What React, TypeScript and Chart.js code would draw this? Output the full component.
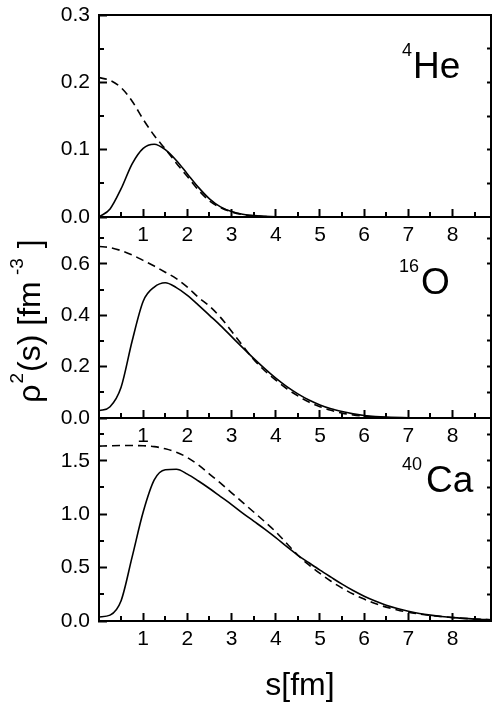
import React, { useEffect, useRef } from 'react';
import { Chart, registerables } from 'chart.js';

Chart.register(...registerables);

const FONT = '"Liberation Sans", Arial, Helvetica, sans-serif';
const BLACK = '#000000';

// ---------- data ----------
const xMajorTicks = [1, 2, 3, 4, 5, 6, 7, 8];
const xTickLabels = ['1', '2', '3', '4', '5', '6', '7', '8'];
const xMinorTicks = [0.5, 1.5, 2.5, 3.5, 4.5, 5.5, 6.5, 7.5, 8.5];
const X_MAX = 8.87;

// 4He
const heS = [0, 0.25, 0.5, 0.75, 1, 1.25, 1.5, 1.75, 2, 2.25, 2.5, 2.75, 3, 3.25, 3.5, 3.75, 4, 4.5, 5, 6, 7, 8, 8.9];
const heSolid = [0, 0.012, 0.042, 0.079, 0.102, 0.108, 0.1, 0.084, 0.064, 0.044, 0.027, 0.015, 0.008, 0.004, 0.002, 0.001, 0.0004, 0, 0, 0, 0, 0, 0];
const heDashed = [0.207, 0.203, 0.192, 0.172, 0.145, 0.121, 0.101, 0.08, 0.06, 0.04, 0.024, 0.014, 0.0075, 0.0038, 0.0018, 0.0008, 0.0003, 0, 0, 0, 0, 0, 0];
const heYTicks = [0, 0.1, 0.2, 0.3];
const heYLabels = ['0.0', '0.1', '0.2', '0.3'];
const heYMinor = [0.05, 0.15, 0.25];
const heRightTicks = [0.05, 0.1, 0.15, 0.2, 0.25];

// 16O
const oS = [0, 0.25, 0.5, 0.75, 1, 1.25, 1.5, 1.75, 2, 2.25, 2.5, 2.75, 3, 3.25, 3.5, 3.75, 4, 4.25, 4.5, 4.75, 5, 5.25, 5.5, 5.75, 6, 6.25, 6.5, 7, 7.5, 8, 8.9];
const oSolid = [0.028, 0.044, 0.12, 0.3, 0.455, 0.51, 0.527, 0.508, 0.478, 0.44, 0.4, 0.36, 0.317, 0.274, 0.232, 0.192, 0.155, 0.122, 0.094, 0.07, 0.051, 0.036, 0.025, 0.016, 0.01, 0.006, 0.0035, 0.001, 0.0002, 0, 0];
const oDashed = [0.668, 0.664, 0.652, 0.635, 0.614, 0.592, 0.568, 0.543, 0.51, 0.47, 0.436, 0.392, 0.338, 0.282, 0.228, 0.184, 0.148, 0.114, 0.086, 0.062, 0.044, 0.03, 0.019, 0.012, 0.007, 0.0035, 0.0015, 0.0003, 0, 0, 0];
const oYTicks = [0, 0.2, 0.4, 0.6];
const oYLabels = ['0.0', '0.2', '0.4', '0.6'];
const oYMinor = [0.1, 0.3, 0.5, 0.7];
const oRightTicks = [0.1, 0.2, 0.3, 0.4, 0.6, 0.7];

// 40Ca
const caS = [0, 0.25, 0.5, 0.75, 1, 1.25, 1.5, 1.75, 2, 2.25, 2.5, 2.75, 3, 3.25, 3.5, 3.75, 4, 4.25, 4.5, 4.75, 5, 5.25, 5.5, 5.75, 6, 6.25, 6.5, 6.75, 7, 7.25, 7.5, 7.75, 8, 8.5, 8.9];
const caSolid = [0.038, 0.055, 0.19, 0.6, 1.02, 1.32, 1.415, 1.42, 1.375, 1.31, 1.24, 1.165, 1.09, 1.01, 0.935, 0.86, 0.78, 0.695, 0.615, 0.545, 0.476, 0.41, 0.345, 0.285, 0.232, 0.187, 0.148, 0.117, 0.092, 0.071, 0.055, 0.042, 0.032, 0.018, 0.01];
const caDashed = [1.637, 1.64, 1.642, 1.642, 1.64, 1.632, 1.612, 1.58, 1.53, 1.46, 1.375, 1.29, 1.2, 1.11, 1.02, 0.93, 0.835, 0.725, 0.615, 0.525, 0.445, 0.372, 0.308, 0.252, 0.205, 0.163, 0.13, 0.103, 0.082, 0.065, 0.052, 0.042, 0.033, 0.018, 0.01];
const caYTicks = [0, 0.5, 1.0, 1.5];
const caYLabels = ['0.0', '0.5', '1.0', '1.5'];
const caYMinor = [0.25, 0.75, 1.25, 1.75];
const caRightTicks = [0.25, 0.5, 0.75, 1.0, 1.25, 1.5, 1.75];

// ---------- layout ----------
const PAD_TOP = 10;

type TextFn = (ctx: CanvasRenderingContext2D, oy: number) => void;

interface Panel {
  s: number[];
  solid: number[];
  dashed: number[];
  yMax: number;
  yTicks: number[];
  yLabels: string[];
  yMinor: number[];
  yRight: number[];
  top: number;
  bottom: number;
  canvasBottom: number;
  text: TextFn;
}

function drawNucleus(ctx: CanvasRenderingContext2D, oy: number, sup: string, supX: number, supY: number, main: string, mainX: number, mainY: number) {
  ctx.save();
  ctx.fillStyle = BLACK;
  ctx.textAlign = 'left';
  ctx.textBaseline = 'alphabetic';
  ctx.font = `18px ${FONT}`;
  ctx.fillText(sup, supX, supY - oy);
  ctx.font = `37px ${FONT}`;
  ctx.fillText(main, mainX, mainY - oy);
  ctx.restore();
}

function drawYTitle(ctx: CanvasRenderingContext2D, oy: number) {
  const main = `32px ${FONT}`;
  const sup = `19px ${FONT}`;
  const parts: [string, boolean][] = [
    ['\u03C1', false],
    ['2', true],
    ['(s) [fm', false],
    [' -3', true],
    [' ]', false],
  ];
  ctx.save();
  let total = 0;
  for (const [t, isSup] of parts) {
    ctx.font = isSup ? sup : main;
    total += ctx.measureText(t).width + (isSup ? 2 : 0);
  }
  const centerY = 321;
  const baseX = 40;
  ctx.translate(baseX, centerY + total / 2 - oy);
  ctx.rotate(-Math.PI / 2);
  ctx.fillStyle = BLACK;
  ctx.textAlign = 'left';
  ctx.textBaseline = 'alphabetic';
  let x = 0;
  for (const [t, isSup] of parts) {
    ctx.font = isSup ? sup : main;
    if (isSup) x += 1;
    ctx.fillText(t, x, isSup ? -17 : 0);
    x += ctx.measureText(t).width + (isSup ? 1 : 0);
  }
  ctx.restore();
}

function drawXTitle(ctx: CanvasRenderingContext2D, oy: number) {
  ctx.save();
  ctx.fillStyle = BLACK;
  ctx.font = `32px ${FONT}`;
  ctx.textAlign = 'center';
  ctx.textBaseline = 'alphabetic';
  ctx.fillText('s[fm]', 300, 695 - oy);
  ctx.restore();
}

const panels: Panel[] = [
  {
    s: heS, solid: heSolid, dashed: heDashed, yMax: 0.3,
    yTicks: heYTicks, yLabels: heYLabels, yMinor: heYMinor, yRight: heRightTicks,
    top: 15, bottom: 217, canvasBottom: 257,
    text: (ctx, oy) => drawNucleus(ctx, oy, '4', 402, 56, 'He', 413, 78),
  },
  {
    s: oS, solid: oSolid, dashed: oDashed, yMax: 0.783,
    yTicks: oYTicks, yLabels: oYLabels, yMinor: oYMinor, yRight: oRightTicks,
    top: 217, bottom: 418, canvasBottom: 458,
    text: (ctx, oy) => {
      drawNucleus(ctx, oy, '16', 399, 272, 'O', 421, 293.5);
      drawYTitle(ctx, oy);
    },
  },
  {
    s: caS, solid: caSolid, dashed: caDashed, yMax: 1.9,
    yTicks: caYTicks, yLabels: caYLabels, yMinor: caYMinor, yRight: caRightTicks,
    top: 418, bottom: 621, canvasBottom: 702,
    text: (ctx, oy) => {
      drawNucleus(ctx, oy, '40', 402, 470, 'Ca', 426, 492);
      drawXTitle(ctx, oy);
    },
  },
];

function zeroPad(sc: any) {
  sc.paddingLeft = 0;
  sc.paddingRight = 0;
  sc.paddingTop = 0;
  sc.paddingBottom = 0;
}

function PanelChart({ p }: { p: Panel }) {
  const ref = useRef<HTMLCanvasElement>(null);
  const canvasTop = p.top - PAD_TOP;
  const height = p.canvasBottom - canvasTop;
  const xAxisHeight = p.canvasBottom - p.bottom;

  useEffect(() => {
    const canvas = ref.current;
    if (!canvas) return;

    const extras = {
      id: 'panelExtras',
      afterDraw(chart: any) {
        const { ctx, chartArea: a, scales } = chart;
        const xs = scales.x;
        const ys = scales.y;
        ctx.save();
        ctx.strokeStyle = BLACK;
        ctx.lineWidth = 2;
        ctx.beginPath();
        for (const v of xMinorTicks) {
          const px = Math.round(xs.getPixelForValue(v));
          ctx.moveTo(px, a.bottom);
          ctx.lineTo(px, a.bottom - 5);
        }
        for (const v of p.yMinor) {
          const py = Math.round(ys.getPixelForValue(v));
          ctx.moveTo(a.left, py);
          ctx.lineTo(a.left + 5, py);
        }
        ctx.stroke();
        ctx.restore();
        p.text(ctx, canvasTop);
      },
    };

    const font = { family: FONT, size: 21 };

    const chart = new Chart(canvas, {
      type: 'line',
      data: {
        datasets: [
          {
            data: p.s.map((x, i) => ({ x, y: p.solid[i] })),
            borderColor: BLACK,
            borderWidth: 1.6,
            pointRadius: 0,
            fill: false,
            cubicInterpolationMode: 'monotone',
          },
          {
            data: p.s.map((x, i) => ({ x, y: p.dashed[i] })),
            borderColor: BLACK,
            borderWidth: 1.6,
            borderDash: [8, 5],
            pointRadius: 0,
            fill: false,
            cubicInterpolationMode: 'monotone',
          },
        ],
      },
      options: {
        animation: false,
        responsive: false,
        maintainAspectRatio: false,
        events: [],
        layout: { padding: { top: PAD_TOP, left: 0, right: 0, bottom: 0 } },
        plugins: { legend: { display: false }, tooltip: { enabled: false }, title: { display: false } },
        scales: {
          x: {
            type: 'linear',
            position: 'bottom',
            min: 0,
            max: X_MAX,
            afterBuildTicks: (sc: any) => { sc.ticks = xMajorTicks.map((v) => ({ value: v })); },
            afterFit: (sc: any) => { sc.height = xAxisHeight; zeroPad(sc); },
            ticks: {
              color: BLACK,
              font,
              padding: 14,
              maxRotation: 0,
              autoSkip: false,
              callback: (_v: any, i: number) => xTickLabels[i],
            },
            grid: { drawOnChartArea: false, drawTicks: true, tickLength: -8, tickWidth: 2, tickColor: BLACK },
            border: { display: true, width: 2, color: BLACK },
          },
          xt: {
            type: 'linear',
            position: 'top',
            min: 0,
            max: X_MAX,
            afterFit: (sc: any) => { sc.height = 0; zeroPad(sc); },
            ticks: { display: false },
            grid: { display: false },
            border: { display: true, width: 2, color: BLACK },
          },
          y: {
            type: 'linear',
            position: 'left',
            min: 0,
            max: p.yMax,
            afterBuildTicks: (sc: any) => { sc.ticks = p.yTicks.map((v) => ({ value: v })); },
            afterFit: (sc: any) => { sc.width = 99; zeroPad(sc); },
            ticks: {
              color: BLACK,
              font,
              padding: 17,
              autoSkip: false,
              callback: (_v: any, i: number) => p.yLabels[i],
            },
            grid: { drawOnChartArea: false, drawTicks: true, tickLength: -8, tickWidth: 2, tickColor: BLACK },
            border: { display: true, width: 2, color: BLACK },
          },
          yr: {
            type: 'linear',
            position: 'right',
            min: 0,
            max: p.yMax,
            afterBuildTicks: (sc: any) => { sc.ticks = p.yRight.map((v) => ({ value: v })); },
            afterFit: (sc: any) => { sc.width = 1; zeroPad(sc); },
            ticks: { display: false },
            grid: { drawOnChartArea: false, drawTicks: true, tickLength: -4, tickWidth: 2, tickColor: BLACK },
            border: { display: true, width: 2, color: BLACK },
          },
        },
      } as any,
      plugins: [extras],
    });
    return () => chart.destroy();
  }, []);

  return (
    <canvas
      ref={ref}
      width={492}
      height={height}
      style={{ position: 'absolute', left: 0, top: canvasTop, width: 492, height }}
    />
  );
}

export default function App() {
  return (
    <div style={{ position: 'absolute', left: 0, top: 0, width: 492, height: 702, background: '#ffffff' }}>
      {panels.map((p, i) => (
        <PanelChart key={i} p={p} />
      ))}
    </div>
  );
}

■ ■ ■ ■ ■ ■ ■

## Brief
From the first line of the listing above, repeat every line through the one holding "const X_MAX = 8.87;". Both ends count, and pictures stay out.

## Response
What React, TypeScript and Chart.js code would draw this? Output the full component.
import React, { useEffect, useRef } from 'react';
import { Chart, registerables } from 'chart.js';

Chart.register(...registerables);

const FONT = '"Liberation Sans", Arial, Helvetica, sans-serif';
const BLACK = '#000000';

// ---------- data ----------
const xMajorTicks = [1, 2, 3, 4, 5, 6, 7, 8];
const xTickLabels = ['1', '2', '3', '4', '5', '6', '7', '8'];
const xMinorTicks = [0.5, 1.5, 2.5, 3.5, 4.5, 5.5, 6.5, 7.5, 8.5];
const X_MAX = 8.87;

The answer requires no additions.